Unberechenbare Strafjustiz

Zwei zur Publikation in der AS vorgesehene Urteile des Bundesgerichts (BGE 6B_978/2014 und 6B_988/2014 vom 23.06.2015) zeigen eindrücklich, wie unberechenbar Strafverfahren sein können. Den Urteilen liegt der offenbar illegale Abbruch eines Einfamilienhauses durch den Gesamteigentümer X. zugrunde.

X. wurde durch alle Instanzen verurteilt (Sachbeschädigung und Übertretung des Baugesetzes). Bei ihm sowie bei den anderen Gesamteigentümer, die strafrechtlich nicht verantwortlich gemacht wurden, zog die Justiz Ersatzforderungen nach dem Bruttoprinzip ein.

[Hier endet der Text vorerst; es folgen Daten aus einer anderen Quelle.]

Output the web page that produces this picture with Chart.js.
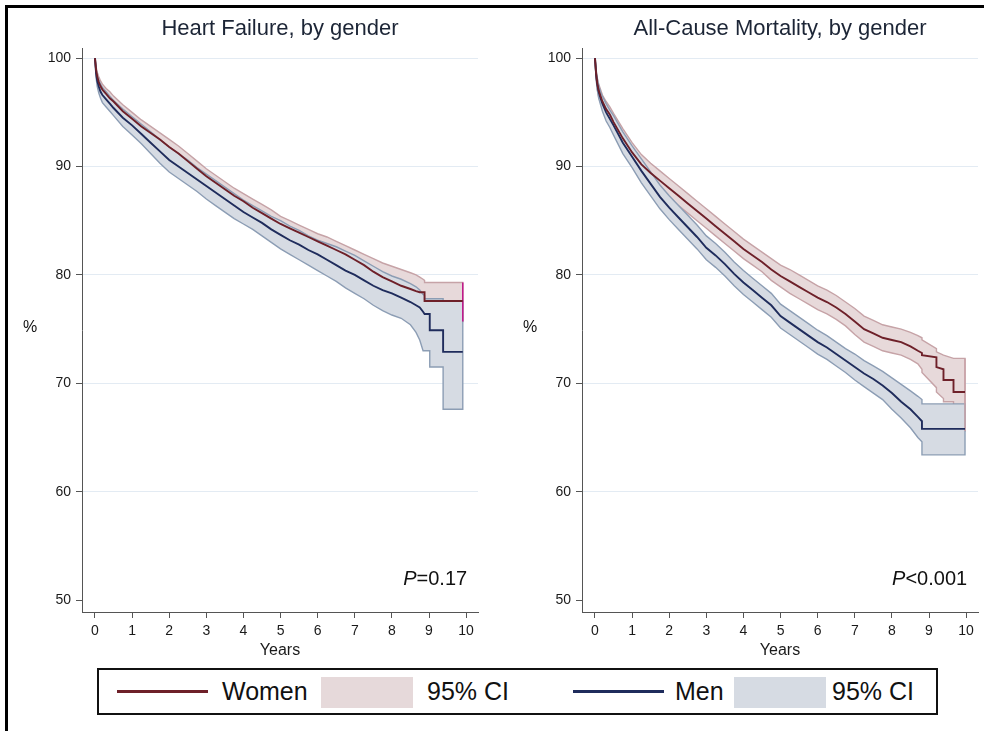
<!DOCTYPE html>
<html>
<head>
<meta charset="utf-8">
<script src="https://cdn.jsdelivr.net/npm/chart.js@4.4.1/dist/chart.umd.min.js"></script>
<style>
html,body{margin:0;padding:0;background:#fff;width:984px;height:731px;overflow:hidden;font-family:"Liberation Sans",Arial,sans-serif;}
#frame{position:absolute;left:5px;top:5px;width:979px;height:726px;border-left:3px solid #000;border-top:3px solid #000;box-sizing:border-box;}
#c1{position:absolute;left:0;top:0;}
#c2{position:absolute;left:500px;top:0;}
#legend{position:absolute;left:97px;top:668px;width:841px;height:47px;border:2px solid #111;box-sizing:border-box;background:#fff;}
#legend .ln{position:absolute;top:20px;height:3px;width:91px;}
#legend .sw{position:absolute;top:7px;height:31px;width:92px;}
#legend .tx{position:absolute;top:0;height:43px;line-height:43px;font-size:25px;color:#111;white-space:nowrap;}
</style>
</head>
<body>
<div id="frame"></div>
<canvas id="c1" width="492" height="660"></canvas>
<canvas id="c2" width="484" height="660"></canvas>
<div id="legend">
  <div class="ln" style="left:18px;background:#6e2029;"></div>
  <div class="tx" style="left:123px;">Women</div>
  <div class="sw" style="left:222px;background:#e6d9da;"></div>
  <div class="tx" style="left:328px;">95% CI</div>
  <div class="ln" style="left:474px;background:#1f2c5c;"></div>
  <div class="tx" style="left:576px;">Men</div>
  <div class="sw" style="left:635px;background:#d6dbe3;"></div>
  <div class="tx" style="left:733px;">95% CI</div>
</div>
<script>
// ---------- data ----------
const xTicks = [0,1,2,3,4,5,6,7,8,9,10];
const yTicks = [50,60,70,80,90,100];

// Heart Failure, by gender
const hfTimes = [0,0.03,0.06,0.1,0.15,0.2,0.3,0.4,0.5,
 0.75,1,1.25,1.5,1.75,2,2.25,2.5,2.75,3,3.25,3.5,3.75,4,4.25,4.5,4.75,5,5.25,5.5,5.75,6,6.25,6.5,6.75,7,7.25,7.5,7.75,8,8.25,8.5,
 8.65,8.75,8.84,8.88,8.88,9.02,9.02,9.38,9.38,9.91];
const hfWomen = [100,98.9,98.3,97.8,97.4,97.1,96.7,96.3,96.0,
 95.1,94.4,93.7,93.1,92.5,91.8,91.2,90.5,89.8,89.1,88.5,87.9,87.3,86.8,86.2,85.7,85.2,84.7,84.3,83.9,83.5,83.1,82.7,82.3,81.9,81.4,80.9,80.3,79.8,79.4,79.0,78.7,
 78.5,78.4,78.4,78.4,77.6,77.6,77.6,77.6,77.6,77.6];
const hfWomenHi = [100,99.2,98.7,98.3,97.9,97.6,97.2,96.9,96.5,
 95.7,95.0,94.3,93.7,93.1,92.5,91.9,91.2,90.5,89.8,89.2,88.6,88.0,87.5,87.0,86.5,86.0,85.4,85.0,84.6,84.2,83.8,83.5,83.1,82.7,82.3,81.9,81.5,81.1,80.8,80.5,80.2,
 80.0,79.8,79.6,79.5,79.3,79.3,79.3,79.3,79.3,79.3];
const hfWomenLo = [100,98.6,97.9,97.3,96.9,96.6,96.2,95.8,95.4,
 94.5,93.8,93.1,92.5,91.8,91.1,90.5,89.8,89.1,88.4,87.8,87.2,86.6,86.1,85.5,85.0,84.5,84.0,83.6,83.1,82.7,82.3,81.9,81.5,81.0,80.5,80.0,79.3,78.7,78.2,77.8,77.4,
 77.2,77.0,76.9,76.8,75.7,75.7,75.7,75.7,75.7,75.7];
const hfMen = [100,98.6,97.9,97.4,96.9,96.6,96.2,95.8,95.4,
 94.5,93.8,93.0,92.2,91.4,90.6,90.0,89.4,88.8,88.2,87.6,87.0,86.4,85.8,85.3,84.8,84.2,83.7,83.2,82.8,82.3,81.9,81.4,80.9,80.4,80.0,79.5,79.0,78.6,78.3,77.9,77.5,
 77.2,77.0,76.6,76.4,76.4,76.4,74.9,74.9,72.9,72.9];
const hfMenHi = [100,99.0,98.4,98.0,97.6,97.3,96.9,96.5,96.1,
 95.3,94.6,93.9,93.2,92.5,91.8,91.2,90.6,89.9,89.3,88.7,88.1,87.5,86.9,86.4,85.9,85.4,85.0,84.5,84.1,83.6,83.2,82.9,82.6,82.2,81.8,81.3,80.8,80.3,79.9,79.6,79.2,
 78.9,78.6,78.2,78.1,77.8,77.8,77.8,77.8,77.6,77.6];
const hfMenLo = [100,98.2,97.4,96.8,96.3,95.9,95.5,95.1,94.7,
 93.7,92.9,92.1,91.2,90.3,89.5,88.9,88.3,87.7,87.0,86.4,85.8,85.2,84.7,84.2,83.6,83.0,82.4,81.9,81.4,80.9,80.4,79.9,79.4,78.8,78.3,77.8,77.2,76.7,76.3,76.0,75.4,
 74.7,74.0,73.0,73.0,73.0,73.0,71.5,71.5,67.6,67.6];

// All-Cause Mortality, by gender
const acTimes = [0,0.03,0.06,0.1,0.15,0.2,0.3,0.4,0.5,
 0.75,1,1.25,1.5,1.75,2,2.25,2.5,2.75,3,3.25,3.5,3.75,4,4.25,4.5,4.75,5,5.25,5.5,5.75,6,6.25,6.5,6.75,7,7.25,7.5,7.75,8,8.25,8.5,
 8.7,8.81,8.81,9.2,9.2,9.39,9.39,9.66,9.66,9.97];
const acWomen = [100,98.6,97.7,97.0,96.5,96.0,95.3,94.8,94.1,
 92.6,91.3,90.2,89.4,88.7,88.0,87.3,86.6,85.9,85.2,84.5,83.8,83.1,82.4,81.8,81.2,80.5,79.9,79.4,78.9,78.4,77.9,77.5,77.0,76.4,75.7,75.0,74.6,74.2,74.0,73.8,73.4,
 73.0,72.8,72.6,72.4,71.5,71.3,70.3,70.3,69.2,69.2];
const acWomenHi = [100,99.0,98.2,97.6,97.1,96.6,96.0,95.5,94.9,
 93.5,92.2,91.1,90.3,89.6,88.9,88.2,87.5,86.8,86.1,85.4,84.7,84.0,83.3,82.7,82.1,81.5,80.9,80.5,80.0,79.5,79.0,78.6,78.1,77.5,76.9,76.2,75.8,75.4,75.2,75.0,74.7,
 74.4,74.2,74.0,73.2,72.9,72.6,72.6,72.3,72.3,72.3];
const acWomenLo = [100,98.2,97.2,96.4,95.9,95.4,94.6,94.1,93.3,
 91.7,90.4,89.3,88.5,87.8,87.1,86.4,85.7,85.0,84.3,83.6,82.9,82.2,81.5,80.9,80.3,79.5,78.9,78.3,77.8,77.3,76.8,76.4,75.9,75.3,74.5,73.8,73.4,73.0,72.8,72.6,72.2,
 71.8,71.3,71.0,69.6,69.2,68.6,68.3,68.3,65.6,65.6];
const acMen = [100,98.5,97.6,96.9,96.3,95.8,95.0,94.4,93.8,
 92.2,90.9,89.6,88.4,87.2,86.2,85.3,84.4,83.5,82.5,81.8,81.0,80.1,79.3,78.6,77.9,77.2,76.2,75.6,75.0,74.4,73.8,73.3,72.7,72.1,71.5,70.9,70.4,69.8,69.1,68.3,67.6,
 66.9,66.5,65.8,65.8,65.8,65.8,65.8,65.8,65.8,65.8];
const acMenHi = [100,98.9,98.1,97.5,96.9,96.5,95.8,95.2,94.7,
 93.2,91.9,90.7,89.5,88.3,87.3,86.4,85.5,84.6,83.6,82.9,82.1,81.2,80.4,79.7,79.0,78.3,77.3,76.7,76.1,75.5,74.9,74.4,73.8,73.2,72.7,72.1,71.6,71.1,70.5,69.9,69.3,
 68.8,68.5,68.1,68.1,68.1,68.1,68.1,68.1,68.1,68.1];
const acMenLo = [100,98.1,97.1,96.3,95.7,95.1,94.2,93.6,92.9,
 91.2,89.9,88.5,87.3,86.1,85.1,84.2,83.3,82.4,81.4,80.7,79.9,79.0,78.2,77.5,76.8,76.1,75.1,74.5,73.9,73.3,72.7,72.2,71.6,71.0,70.3,69.7,69.1,68.5,67.6,66.8,65.9,
 65.0,64.6,63.4,63.4,63.4,63.4,63.4,63.4,63.4,63.4];

const titles = ['Heart Failure, by gender', 'All-Cause Mortality, by gender'];
const pLabels = ['=0.17', '<0.001'];

// ---------- drawing ----------
const FONT = '"Liberation Sans", Arial, sans-serif';
Chart.defaults.font.family = FONT;
Chart.defaults.animation = false;

const WOMEN_LINE = '#6e2029', MEN_LINE = '#1f2c5c';
const WOMEN_FILL = '#e7d9da', WOMEN_EDGE = '#c6a3a7';
const MEN_FILL = '#d6dbe3', MEN_EDGE = '#8c9db4';

function pts(t, v){ return t.map((x,i)=>({x:x, y:v[i]})); }
function band(t, hi, lo){ return pts(t,hi).concat(pts(t,lo).reverse()); }
function edge(t, hi, lo){ const n=t.length-1; return [{x:t[n],y:hi[n]},{x:t[n],y:lo[n]}]; }

const annot = {
  id:'annot',
  afterDraw(chart, args, opts){
    const ctx = chart.ctx, ca = chart.chartArea;
    ctx.save();
    ctx.fillStyle = '#111';
    ctx.font = '16px ' + FONT;
    ctx.textAlign = 'center'; ctx.textBaseline = 'middle';
    ctx.fillText('%', 30, (ca.top + ca.bottom)/2 - 3);
    ctx.textAlign = 'left'; ctx.textBaseline = 'alphabetic';
    ctx.font = '20px ' + FONT;
    const rw = ctx.measureText(opts.p).width;
    ctx.font = 'italic 20px ' + FONT;
    const pw = ctx.measureText('P').width;
    const xr = chart.scales.x.getPixelForValue(10) + 1;
    const yb = ca.bottom - 27;
    ctx.fillText('P', xr - rw - pw, yb);
    ctx.font = '20px ' + FONT;
    ctx.fillText(opts.p, xr - rw, yb);
    ctx.restore();
  }
};

function makeChart(id, title, p, T, w, wHi, wLo, m, mHi, mLo, edgeColor){
  return new Chart(document.getElementById(id), {
    type:'line',
    data:{ datasets:[
      {label:'Women', data:pts(T,w), borderColor:WOMEN_LINE, borderWidth:1.9, pointRadius:0, fill:false, tension:0, order:0},
      {label:'Men', data:pts(T,m), borderColor:MEN_LINE, borderWidth:1.9, pointRadius:0, fill:false, tension:0, order:0},
      {label:'Women CI edge', data:edge(T,wHi,wLo), borderColor:edgeColor, borderWidth:1.5, pointRadius:0, fill:false, order:0},
      {label:'Men 95% CI', data:band(T,mHi,mLo), borderColor:MEN_EDGE, backgroundColor:MEN_FILL, borderWidth:1.4, pointRadius:0, fill:'shape', tension:0, order:1},
      {label:'Women 95% CI', data:band(T,wHi,wLo), borderColor:WOMEN_EDGE, backgroundColor:WOMEN_FILL, borderWidth:1.4, pointRadius:0, fill:'shape', tension:0, order:2}
    ]},
    options:{
      responsive:false, animation:false,
      layout:{padding:{left:0, right:(id==='c1'?14:6), top:0, bottom:0}},
      scales:{
        x:{type:'linear', min:-0.35, max:10.32,
          afterBuildTicks:s=>{ s.ticks = xTicks.map(v=>({value:v})); },
          afterFit:s=>{ s.height = 48; },
          grid:{drawOnChartArea:false, drawTicks:true, tickLength:6, tickColor:'#555', tickWidth:1},
          border:{display:true, color:'#555', width:1},
          ticks:{font:{size:14}, color:'#1a1a1a', padding:5, maxRotation:0, autoSkip:false},
          title:{display:true, text:'Years', font:{size:16}, color:'#1a1a1a', padding:{top:0,bottom:0}}
        },
        y:{type:'linear', min:48.9, max:100.9,
          afterBuildTicks:s=>{ s.ticks = yTicks.map(v=>({value:v})); },
          afterFit:s=>{ s.width = 82; },
          grid:{color:c=>(c.tick && c.tick.value===50) ? 'rgba(0,0,0,0)' : '#e3ebf3', lineWidth:1, drawTicks:true, tickLength:6, tickColor:'#555', tickWidth:1},
          border:{display:true, color:'#555', width:1},
          ticks:{font:{size:14}, color:'#1a1a1a', padding:5}
        }
      },
      plugins:{
        legend:{display:false}, tooltip:{enabled:false},
        title:{display:true, text:title, fullSize:false, font:{size:22, weight:'normal'}, color:'#1c2536', padding:{top:16,bottom:6}},
        annot:{p:p}
      }
    },
    plugins:[annot]
  });
}

makeChart('c1', titles[0], pLabels[0], hfTimes, hfWomen, hfWomenHi, hfWomenLo, hfMen, hfMenHi, hfMenLo, '#c0168a');
makeChart('c2', titles[1], pLabels[1], acTimes, acWomen, acWomenHi, acWomenLo, acMen, acMenHi, acMenLo, '#c9a3a8');
</script>
</body>
</html>
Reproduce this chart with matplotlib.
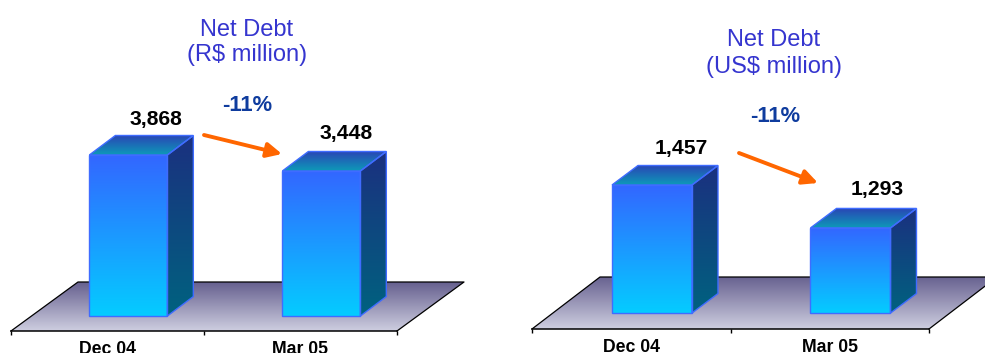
#!/bin/python3
# Net debt charts, two panels with fake 3d bars
import numpy as np
import matplotlib.pyplot as plt
from matplotlib.colors import LinearSegmentedColormap
from matplotlib.patches import Polygon, FancyArrowPatch

plt.rcParams['font.family'] = ['Liberation Sans', 'DejaVu Sans']

W, H = 985, 353

categories = ['Dec 04', 'Mar 05']
brl_values = [3868, 3448]
usd_values = [1457, 1293]
brl_labels = ['3,868', '3,448']
usd_labels = ['1,457', '1,293']
change_label = '-11%'

TITLE_COLOR = '#3535CF'
CHANGE_COLOR = '#0F3C9E'
ARROW_COLOR = '#FF6600'
EDGE_COLOR = '#3F6CFF'


def gradient_poly(ax, verts, top, bottom, zorder):
    """Fill a polygon with a vertical gradient"""
    verts = np.array(verts)
    cmap = LinearSegmentedColormap.from_list('g', [top, bottom])
    grad = np.linspace(0, 1, 256).reshape(-1, 1)
    im = ax.imshow(grad, cmap=cmap, aspect='auto', zorder=zorder, vmin=0, vmax=1,
                   extent=(verts[:, 0].min(), verts[:, 0].max(), verts[:, 1].min(), verts[:, 1].max()))
    clip = Polygon(verts, closed=True, transform=ax.transData)
    im.set_clip_path(clip)
    im.set_clip_box(ax.figure.bbox)


def draw_panel(left, right, floor_y, top_y, back_y, back_shift, ylim, base, values, labels,
               offset, bar_w, title, title_xy, title_gap, label_xy, change_xy, arrow):
    """One panel. All the layout numbers are pixels of the final picture"""
    ax = fig.add_axes([left/W, 1 - floor_y/H, (right-left)/W, (floor_y-top_y)/H])
    ax.set_xlim(0, 2)
    ax.set_ylim(*ylim)
    ax.patch.set_alpha(0)

    px_x = 2 / (right - left)
    px_y = (ylim[1] - ylim[0]) / (floor_y - top_y)

    # floor
    y0 = ylim[0]
    y1 = y0 + (floor_y - back_y) * px_y
    sh = back_shift * px_x
    floor = [(0, y0), (2, y0), (2 + sh, y1), (sh, y1)]
    gradient_poly(ax, floor, '#66608F', '#CECEE0', 1)
    ax.plot([0, sh, 2 + sh, 2], [y0, y1, y1, y0], color='black', lw=0.9, zorder=2, clip_on=False)

    # bars
    dx = 26 * px_x
    dy = 19.5 * px_y
    for i, val in enumerate(values):
        x0 = i + offset
        x1 = x0 + bar_w
        front = [(x0, base), (x1, base), (x1, val), (x0, val)]
        side = [(x1, base), (x1 + dx, base + dy), (x1 + dx, val + dy), (x1, val)]
        cap = [(x0, val), (x1, val), (x1 + dx, val + dy), (x0 + dx, val + dy)]
        gradient_poly(ax, side, '#1B3080', '#00627F', 3)
        gradient_poly(ax, cap, '#2A45B5', '#0D9AB8', 3)
        gradient_poly(ax, front, '#3366FF', '#04CCFF', 4)
        for face in (side, cap, front):
            ax.add_patch(Polygon(face, closed=True, fill=False, ec=EDGE_COLOR, lw=1.0, zorder=5, clip_on=False))

    ax.set_xlim(0, 2)
    ax.set_ylim(*ylim)

    # axis at the front of the floor
    for s in ('top', 'left', 'right'):
        ax.spines[s].set_visible(False)
    ax.spines['bottom'].set_linewidth(1.1)
    ax.spines['bottom'].set_zorder(6)
    ax.set_yticks([])
    ax.set_xticks([0, 1, 2])
    ax.set_xticklabels([])
    ax.tick_params(axis='x', which='major', length=3, width=1)
    ax.set_xticks([0.5, 1.5], minor=True)
    ax.set_xticklabels(categories, minor=True, fontsize=12.7, fontweight='bold')
    ax.tick_params(axis='x', which='minor', length=0, pad=7)

    # text, pixel positions turned into figure fractions
    fig.text(title_xy[0]/W, 1 - title_xy[1]/H, title, color=TITLE_COLOR, fontsize=17,
             ha='center', va='center', linespacing=title_gap)
    for (tx, ty), lab in zip(label_xy, labels):
        fig.text(tx/W, 1 - ty/H, lab, fontsize=15.2, fontweight='bold', color='black', ha='center', va='center')
    fig.text(change_xy[0]/W, 1 - change_xy[1]/H, change_label, fontsize=15.8, fontweight='bold',
             color=CHANGE_COLOR, ha='center', va='center')
    fig.add_artist(FancyArrowPatch(
        (arrow[0]/W, 1 - arrow[1]/H), (arrow[2]/W, 1 - arrow[3]/H), transform=fig.transFigure,
        arrowstyle='-|>,head_length=0.45,head_width=0.22', mutation_scale=20, lw=2.8,
        color=ARROW_COLOR, shrinkA=0, shrinkB=0))


fig = plt.figure(figsize=(W/100, H/100), dpi=100)

draw_panel(11, 397, 331, 80, 282, 67, (-751, 5836), -358, brl_values, brl_labels,
           0.406, 0.404, 'Net Debt\n(R$ million)', (247, 42.5), 1.23,
           [(156, 120), (346, 133)], (247.5, 105.5), (204, 135, 282, 154))

draw_panel(532, 929, 329, 80, 277, 68, (907, 1858), 968, usd_values, usd_labels,
           0.403, 0.403, 'Net Debt\n(US$ million)', (774, 53.5), 1.3,
           [(681, 148), (877, 189)], (775, 117), (739, 153, 818, 183))

fig.savefig('out.png', dpi=100)
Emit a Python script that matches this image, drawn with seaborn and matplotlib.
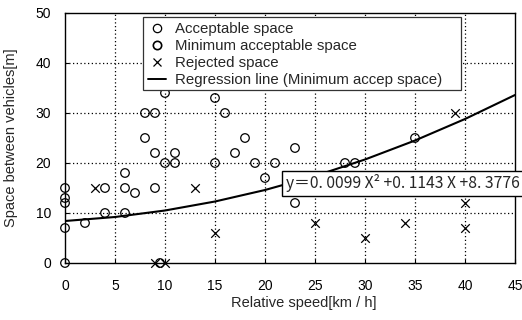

Zur Unberechenbarkeit hier das Wechselbad der Gefühle, durch das X. zu gehen hatte:

  • Statthalter: bedingte Geldstrafe 20 Tagessätze, Busse CHF 30,000.00, Ersatzf0rderung  CHF 596,850.00 (Einziehung bei den übrigen Gesamteigentümern CHF 1,241,448.00, CHF 358,110.00, bzw. CHF 190,992.00)
  • Bezirksgericht: bedingte Geldstrafe 20 Tagessätze, Ersatzforderung CHF 132,500.00 (wegen Verjährung keine Einziehung bei den übrigen Gesamteigentümern);
  • Kantonsgericht: bedingte Geldstrafe 20 Tagessätze, Busse CHF 30,000.00, Ersatzforderung CHF 132,500.00, CHF 275,600.00, CHF 79,500.00 bzw. CHF 42,400.00 (wohl in solidarischer Haftung mit den anderen Gesamteigentümern?).

Die Urteile gegen X. leuchten mir nicht ein. Er wird u.a. wegen Sachbeschädigung verurteilt, weil er eine Alarmsirene auf dem Dach des später abgerissenen Hauses abmontiert hat. Der Strafbefehl des Statthalters wurde als die Verjährung beendendes Urteil qualifiziert  und ein wirksamer Strafantrag bezüglich Sachbeschädigung lag vielleicht auch nicht vor (das Bundesgericht begnügt sich mit Willkürkognition).

Wieso die beiden Urteile publiziert werden sollen, ist mir nicht klar. Wahrscheinlich geht es darum, dass – wie bisher – nicht zwingend das Bruttoprinzip zur Anwendung kommen muss und dass der Grundsatz, dass sich Straftaten nicht lohnen sollen, auch auf Nichtschuldige anzuwenden ist. Das Bundesgericht konstruiert den Ausweg aber über den Grundsatz der Verhältnismässigkeit, und zwar ohne im Einzelnen zu definieren, was denn die Verhältnismässigkeitskriterien sein sollen.